---------- Source excerpt ----------
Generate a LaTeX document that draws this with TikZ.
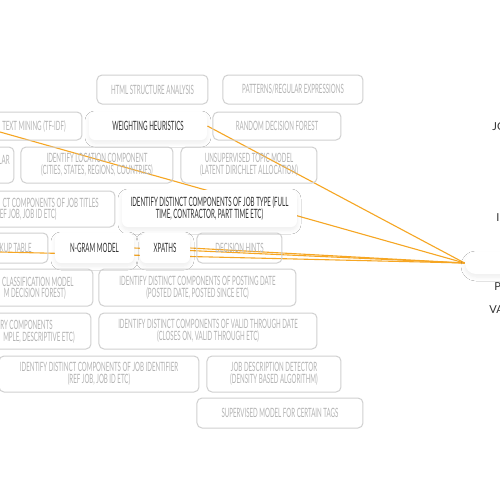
\documentclass[tikz,border=0pt]{standalone}
\usepackage{fontspec}
\setmainfont{Lato}
\newfontfamily\cond[FakeStretch=0.48]{Lato}
\usetikzlibrary{shadows,shadows.blur,backgrounds}
\definecolor{lineor}{HTML}{F6A623}
\definecolor{gtext}{HTML}{B4B4B4}
\definecolor{gline}{HTML}{D0D0D0}
\definecolor{dtext}{HTML}{333333}
\begin{document}
\begin{tikzpicture}[x=0.5pt,y=-0.5pt,
  font=\cond\fontsize{6.4}{6}\selectfont,
  gbox/.style={draw=gline, line width=0.5pt, rounded corners=2.5pt, text=gtext, align=center, inner sep=0pt},
  hbox/.style={fill=white, draw=none, rounded corners=3pt, text=dtext, align=center, inner sep=0pt,
    blur shadow={shadow xshift=0pt, shadow yshift=-1.5pt, shadow opacity=7, shadow blur radius=2pt, shadow blur steps=8}},
  frag/.style={text=gtext, inner sep=0pt, anchor=east},
  side/.style={text=dtext, font=\normalfont\fontsize{5.5}{6}\selectfont, anchor=west, inner sep=0pt},
  conn/.style={draw=lineor, line width=0.55pt}]
\useasboundingbox (0,0) rectangle (500,500);
\clip (0,0) rectangle (500,500);
% row 1
\node[gbox, minimum width=55.5pt, minimum height=14.5pt] (html) at (152.5,89.5) {HTML STRUCTURE ANALYSIS};
\node[gbox, minimum width=70pt, minimum height=14.5pt] (patterns) at (293,89.5) {PATTERNS/REGULAR EXPRESSIONS};
% row 2
\node[gbox, minimum width=48pt, minimum height=14pt] (textmining) at (34,126) {TEXT MINING (TF-IDF)};
\node[hbox, minimum width=59pt, minimum height=14pt] (weighting) at (148,126) {WEIGHTING HEURISTICS};
\node[gbox, minimum width=64pt, minimum height=14pt] (random) at (277,126) {RANDOM DECISION FOREST};
% row 3
\node[gbox, minimum width=57pt, minimum height=18pt] (lar) at (-43,165) {};
\node[frag] (larT) at (10,160) {LAR};
\node[gbox, minimum width=76pt, minimum height=18pt] (location) at (97,165) {IDENTIFY LOCATION COMPONENT\\(CITIES, STATES, REGIONS, COUNTRIES)};
\node[gbox, minimum width=68pt, minimum height=18pt] (topic) at (249,165) {UNSUPERVISED TOPIC MODEL\\(LATENT DIRICHLET ALLOCATION)};
% row 4
\node[gbox, minimum width=107.5pt, minimum height=18pt] (titles) at (7.5,209) {};
\node[frag] (titlesA) at (99,202.5) {CT COMPONENTS OF JOB TITLES};
\node[frag] (titlesB) at (57,214.5) {EF JOB, JOB ID ETC)};
\node[hbox, minimum width=87.5pt, minimum height=18.5pt] (jobtype) at (209.5,208.5) {IDENTIFY DISTINCT COMPONENTS OF JOB TYPE (FULL\\TIME, CONTRACTOR, PART TIME ETC)};
% row 5
\node[gbox, minimum width=74pt, minimum height=15pt] (lookup) at (-26,248) {};
\node[frag] (lookupT) at (32,248) {KUP TABLE};
\node[hbox, minimum width=39.5pt, minimum height=15pt] (ngram) at (94.5,248) {N-GRAM MODEL};
\node[hbox, minimum width=25pt, minimum height=15pt] (xpaths) at (165,248) {XPATHS};
\node[gbox, minimum width=42.5pt, minimum height=15pt] (hints) at (239.5,248) {DECISION HINTS};
% row 6
\node[gbox, minimum width=96.5pt, minimum height=18.5pt] (classif) at (-3.5,287.5) {};
\node[frag] (classifA) at (74,281.5) {CLASSIFICATION MODEL};
\node[frag] (classifB) at (66,293.5) {M DECISION FOREST)};
\node[gbox, minimum width=98.5pt, minimum height=18.5pt] (posting) at (197.5,287.5) {IDENTIFY DISTINCT COMPONENTS OF POSTING DATE\\(POSTED DATE, POSTED SINCE ETC)};
% row 7
\node[gbox, minimum width=95.5pt, minimum height=18pt] (salary) at (-4.5,331) {};
\node[frag] (salaryA) at (53,325) {RY COMPONENTS};
\node[frag] (salaryB) at (75,337) {MPLE, DESCRIPTIVE ETC)};
\node[gbox, minimum width=109pt, minimum height=18pt] (valid) at (208,331) {IDENTIFY DISTINCT COMPONENTS OF VALID THROUGH DATE\\(CLOSES ON, VALID THROUGH ETC)};
% row 8
\node[gbox, minimum width=100pt, minimum height=18pt] (identifier) at (99,374) {IDENTIFY DISTINCT COMPONENTS OF JOB IDENTIFIER\\(REF JOB, JOB ID ETC)};
\node[gbox, minimum width=67pt, minimum height=18pt] (detector) at (274,374) {JOB DESCRIPTION DETECTOR\\(DENSITY BASED ALGORITHM)};
% row 9
\node[gbox, minimum width=83pt, minimum height=15pt] (supervised) at (280,413) {SUPERVISED MODEL FOR CERTAIN TAGS};
% central
\node[hbox, rounded corners=5.5pt, minimum width=37.5pt, minimum height=11pt] (central) at (502.5,263) {};
% right-side labels
\node[side] (sJO) at (492,127) {JO};
\node[side] (sI) at (496,218) {I};
\node[side] (sP) at (494,287) {P};
\node[side] (sVA) at (489,310) {VA};
% free ends
\coordinate (tmEnd) at (0,132);
\coordinate (lkEnd) at (0,252);
\begin{scope}[on background layer]
\fill[white] (0,0) rectangle (500,500);
\draw[conn] (central.west) -- (weighting.east);
\draw[conn] (central.west) -- (tmEnd);
\draw[conn] (central.west) -- (ngram.east);
\draw[conn] (central.west) -- (xpaths.east);
\draw[conn] (central.west) -- (lkEnd);
\end{scope}
\end{tikzpicture}
\end{document}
----------
- Aim of the exercise -
Write out the data precisely as given, excluding the pictures.

- Result of the exercise -
Generate a LaTeX document that draws this with TikZ.
\documentclass[tikz,border=0pt]{standalone}
\usepackage{fontspec}
\setmainfont{Lato}
\newfontfamily\cond[FakeStretch=0.48]{Lato}
\usetikzlibrary{shadows,shadows.blur,backgrounds}
\definecolor{lineor}{HTML}{F6A623}
\definecolor{gtext}{HTML}{B4B4B4}
\definecolor{gline}{HTML}{D0D0D0}
\definecolor{dtext}{HTML}{333333}
\begin{document}
\begin{tikzpicture}[x=0.5pt,y=-0.5pt,
  font=\cond\fontsize{6.4}{6}\selectfont,
  gbox/.style={draw=gline, line width=0.5pt, rounded corners=2.5pt, text=gtext, align=center, inner sep=0pt},
  hbox/.style={fill=white, draw=none, rounded corners=3pt, text=dtext, align=center, inner sep=0pt,
    blur shadow={shadow xshift=0pt, shadow yshift=-1.5pt, shadow opacity=7, shadow blur radius=2pt, shadow blur steps=8}},
  frag/.style={text=gtext, inner sep=0pt, anchor=east},
  side/.style={text=dtext, font=\normalfont\fontsize{5.5}{6}\selectfont, anchor=west, inner sep=0pt},
  conn/.style={draw=lineor, line width=0.55pt}]
\useasboundingbox (0,0) rectangle (500,500);
\clip (0,0) rectangle (500,500);
% row 1
\node[gbox, minimum width=55.5pt, minimum height=14.5pt] (html) at (152.5,89.5) {HTML STRUCTURE ANALYSIS};
\node[gbox, minimum width=70pt, minimum height=14.5pt] (patterns) at (293,89.5) {PATTERNS/REGULAR EXPRESSIONS};
% row 2
\node[gbox, minimum width=48pt, minimum height=14pt] (textmining) at (34,126) {TEXT MINING (TF-IDF)};
\node[hbox, minimum width=59pt, minimum height=14pt] (weighting) at (148,126) {WEIGHTING HEURISTICS};
\node[gbox, minimum width=64pt, minimum height=14pt] (random) at (277,126) {RANDOM DECISION FOREST};
% row 3
\node[gbox, minimum width=57pt, minimum height=18pt] (lar) at (-43,165) {};
\node[frag] (larT) at (10,160) {LAR};
\node[gbox, minimum width=76pt, minimum height=18pt] (location) at (97,165) {IDENTIFY LOCATION COMPONENT\\(CITIES, STATES, REGIONS, COUNTRIES)};
\node[gbox, minimum width=68pt, minimum height=18pt] (topic) at (249,165) {UNSUPERVISED TOPIC MODEL\\(LATENT DIRICHLET ALLOCATION)};
% row 4
\node[gbox, minimum width=107.5pt, minimum height=18pt] (titles) at (7.5,209) {};
\node[frag] (titlesA) at (99,202.5) {CT COMPONENTS OF JOB TITLES};
\node[frag] (titlesB) at (57,214.5) {EF JOB, JOB ID ETC)};
\node[hbox, minimum width=87.5pt, minimum height=18.5pt] (jobtype) at (209.5,208.5) {IDENTIFY DISTINCT COMPONENTS OF JOB TYPE (FULL\\TIME, CONTRACTOR, PART TIME ETC)};
% row 5
\node[gbox, minimum width=74pt, minimum height=15pt] (lookup) at (-26,248) {};
\node[frag] (lookupT) at (32,248) {KUP TABLE};
\node[hbox, minimum width=39.5pt, minimum height=15pt] (ngram) at (94.5,248) {N-GRAM MODEL};
\node[hbox, minimum width=25pt, minimum height=15pt] (xpaths) at (165,248) {XPATHS};
\node[gbox, minimum width=42.5pt, minimum height=15pt] (hints) at (239.5,248) {DECISION HINTS};
% row 6
\node[gbox, minimum width=96.5pt, minimum height=18.5pt] (classif) at (-3.5,287.5) {};
\node[frag] (classifA) at (74,281.5) {CLASSIFICATION MODEL};
\node[frag] (classifB) at (66,293.5) {M DECISION FOREST)};
\node[gbox, minimum width=98.5pt, minimum height=18.5pt] (posting) at (197.5,287.5) {IDENTIFY DISTINCT COMPONENTS OF POSTING DATE\\(POSTED DATE, POSTED SINCE ETC)};
% row 7
\node[gbox, minimum width=95.5pt, minimum height=18pt] (salary) at (-4.5,331) {};
\node[frag] (salaryA) at (53,325) {RY COMPONENTS};
\node[frag] (salaryB) at (75,337) {MPLE, DESCRIPTIVE ETC)};
\node[gbox, minimum width=109pt, minimum height=18pt] (valid) at (208,331) {IDENTIFY DISTINCT COMPONENTS OF VALID THROUGH DATE\\(CLOSES ON, VALID THROUGH ETC)};
% row 8
\node[gbox, minimum width=100pt, minimum height=18pt] (identifier) at (99,374) {IDENTIFY DISTINCT COMPONENTS OF JOB IDENTIFIER\\(REF JOB, JOB ID ETC)};
\node[gbox, minimum width=67pt, minimum height=18pt] (detector) at (274,374) {JOB DESCRIPTION DETECTOR\\(DENSITY BASED ALGORITHM)};
% row 9
\node[gbox, minimum width=83pt, minimum height=15pt] (supervised) at (280,413) {SUPERVISED MODEL FOR CERTAIN TAGS};
% central
\node[hbox, rounded corners=5.5pt, minimum width=37.5pt, minimum height=11pt] (central) at (502.5,263) {};
% right-side labels
\node[side] (sJO) at (492,127) {JO};
\node[side] (sI) at (496,218) {I};
\node[side] (sP) at (494,287) {P};
\node[side] (sVA) at (489,310) {VA};
% free ends
\coordinate (tmEnd) at (0,132);
\coordinate (lkEnd) at (0,252);
\begin{scope}[on background layer]
\fill[white] (0,0) rectangle (500,500);
\draw[conn] (central.west) -- (weighting.east);
\draw[conn] (central.west) -- (tmEnd);
\draw[conn] (central.west) -- (ngram.east);
\draw[conn] (central.west) -- (xpaths.east);
\draw[conn] (central.west) -- (lkEnd);
\end{scope}
\end{tikzpicture}
\end{document}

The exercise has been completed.